Like many little boys, Austin Holshey always loved tanks, helicopters, guns. Raised in a military family, Holshey, now 20, anticipated enlisting in the military at the end of high school and never placed any emphasis on academics, believing that his studies were not important as long as he received the minimum score required on the Armed Services Vocational Aptitude Battery (ASVAB) and earned a high school diploma or GED. Holshey took few steps to plan for his future, hoping that his participation in his school's Junior Reserve Officer Training Corps (JROTC) was enough to prepare him for a life in the military.

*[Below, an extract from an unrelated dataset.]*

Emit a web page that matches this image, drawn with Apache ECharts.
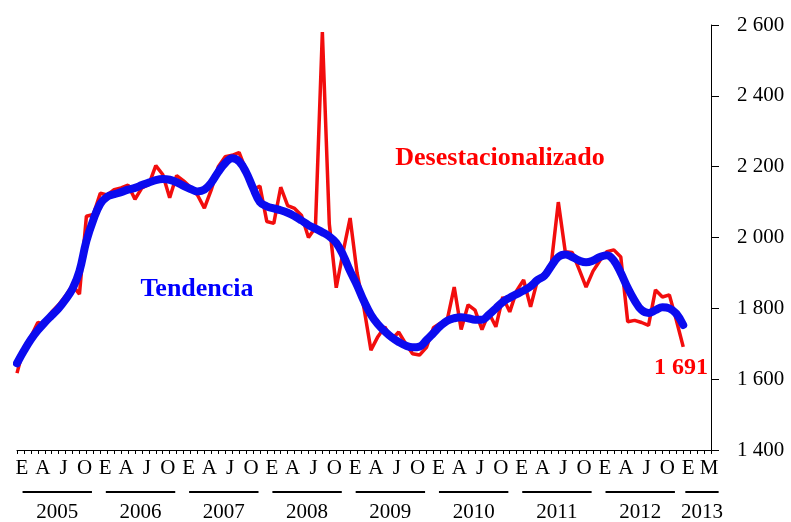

As the date for ASVAB testing drew nearer, Holshey eagerly imagined his life in the Air Force. However, after receiving unsatisfactory results, Holshey was advised by military recruiters that he was not eligible for the glamorous Air Force careers of which he dreamed. Holshey recommitted himself to success on the ASVAB in the following year, "College was not an option and I was not going to get a dead end job for the rest of my life. So really, my motivation came out of fear of having a boring life and being stuck at home," Said Holshey.
In Holshey's senior year he prepared himself for ASVAB success: "A week before the test I studied random things Online and the day before the test I skipped school and took practice tests Online all day, which taught me a lot." Holshey never experienced test anxiety and calmly sailed through his second ASVAB attempt almost doubling his initial score.
Now, Holshey is an apprentice in the Air Traffic Control program in the Air Force. Holshey hopes to further his education while on active duty and begin pursuing credits toward a higher degree. "Technical training is the best training you will ever receive and you receive college credits I received 21 credits for 6 months of training." said Holshey.
Looking back, Holshey wishes his high school had better prepared him for the world ahead by offering classes in financial literacy and career planning as well as developing mentoring programs and one-on-one guidance for unmotivated students, "I believe teachers [should become more like] mentors. My JROTC instructors [like mentors] taught me a lot and showed me all my options."
Holshey is satisfied with his current plan and trajectory, but considers the lives and dreams of other unmotivated students who struggle with school and are not lucky enough to have the guidance of respected mentors and stresses the importance of planning. "I wish more students were like me and always planned for the future," says Holshey, "So many students just decided that they were going to community college because they had no idea what they wanted to do...I always had a plan A, B, C and even D...plans C and D were dream options but I motivate myself by dreaming big."